DATA SEGMENT –
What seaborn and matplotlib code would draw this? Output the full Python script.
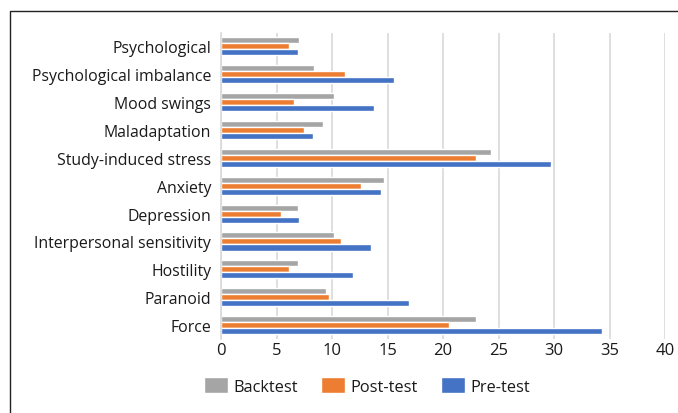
import matplotlib
matplotlib.use("Agg")
import matplotlib.pyplot as plt
import seaborn as sns
import pandas as pd
from matplotlib.lines import Line2D

categories = ["Psychological", "Psychological imbalance", "Mood swings", "Maladaptation",
              "Study-induced stress", "Anxiety", "Depression", "Interpersonal sensitivity",
              "Hostility", "Paranoid", "Force"]
backtest = [7.0, 8.4, 10.2, 9.2, 24.3, 14.7, 6.9, 10.2, 6.9, 9.5, 23.0]
post_test = [6.1, 11.2, 6.6, 7.5, 23.0, 12.6, 5.4, 10.8, 6.1, 9.7, 20.5]
pre_test = [6.9, 15.6, 13.8, 8.25, 29.7, 14.4, 7.0, 13.5, 11.9, 16.9, 34.35]
series = ["Backtest", "Post-test", "Pre-test"]
colors = ["#A5A5A5", "#ED7D31", "#4472C4"]
xticks = [0, 5, 10, 15, 20, 25, 30, 35, 40]

rows = []
for name, vals in zip(series, [backtest, post_test, pre_test]):
    for c, v in zip(categories, vals):
        rows.append({"Category": c, "Series": name, "Value": v})
df = pd.DataFrame(rows)

sns.set_style("white")
plt.rcParams["font.family"] = ["Open Sans", "DejaVu Sans"]

fig = plt.figure(figsize=(6.78, 4.14), dpi=100)
ax = fig.add_axes([221/678, 1-340/414, (665-221)/678, (340-33.5)/414])

sns.barplot(data=df, y="Category", x="Value", hue="Series", order=categories,
            hue_order=series, palette=colors, orient="h", width=0.65,
            saturation=1, ax=ax, legend=True)

ax.set_xlim(0, 40)
ax.set_xticks(xticks)
ax.set_xticklabels([str(t) for t in xticks], fontsize=12, color="#1a1a1a")
ax.tick_params(axis="y", labelsize=11.4, labelcolor="#1a1a1a", length=0, pad=7)
ax.tick_params(axis="x", length=0, pad=2)
ax.set_xlabel("")
ax.set_ylabel("")
ax.grid(axis="x", color="#D9D9D9", linewidth=1.2)
ax.set_axisbelow(True)
for s in ["top", "right", "bottom"]:
    ax.spines[s].set_visible(False)
ax.spines["left"].set_color("#D9D9D9")
ax.spines["left"].set_linewidth(1.2)

handles, labels = ax.get_legend_handles_labels()
ax.get_legend().remove()
fig.legend(handles, labels, loc="center", bbox_to_anchor=(367/678, 1-387/414),
           ncol=3, frameon=False, fontsize=11.8, handlelength=1.45, handleheight=1.15,
           columnspacing=1.45, handletextpad=0.3, labelcolor="#1a1a1a")

x0 = 10/678
y0 = 1-12/414
fig.add_artist(Line2D([x0, x0, 1.0], [0.0, y0, y0], transform=fig.transFigure,
                      color="#222222", linewidth=1.0))

fig.savefig("out.png", dpi=100)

WHAT YOU ARE ASKED TO DO – The lines from the top of the data above through the one holding "from matplotlib.lines import Line2D" are to be repeated exactly, and only those, with no pictures.

RESPONSE FOR THIS EXERCISE –
What seaborn and matplotlib code would draw this? Output the full Python script.
import matplotlib
matplotlib.use("Agg")
import matplotlib.pyplot as plt
import seaborn as sns
import pandas as pd
from matplotlib.lines import Line2D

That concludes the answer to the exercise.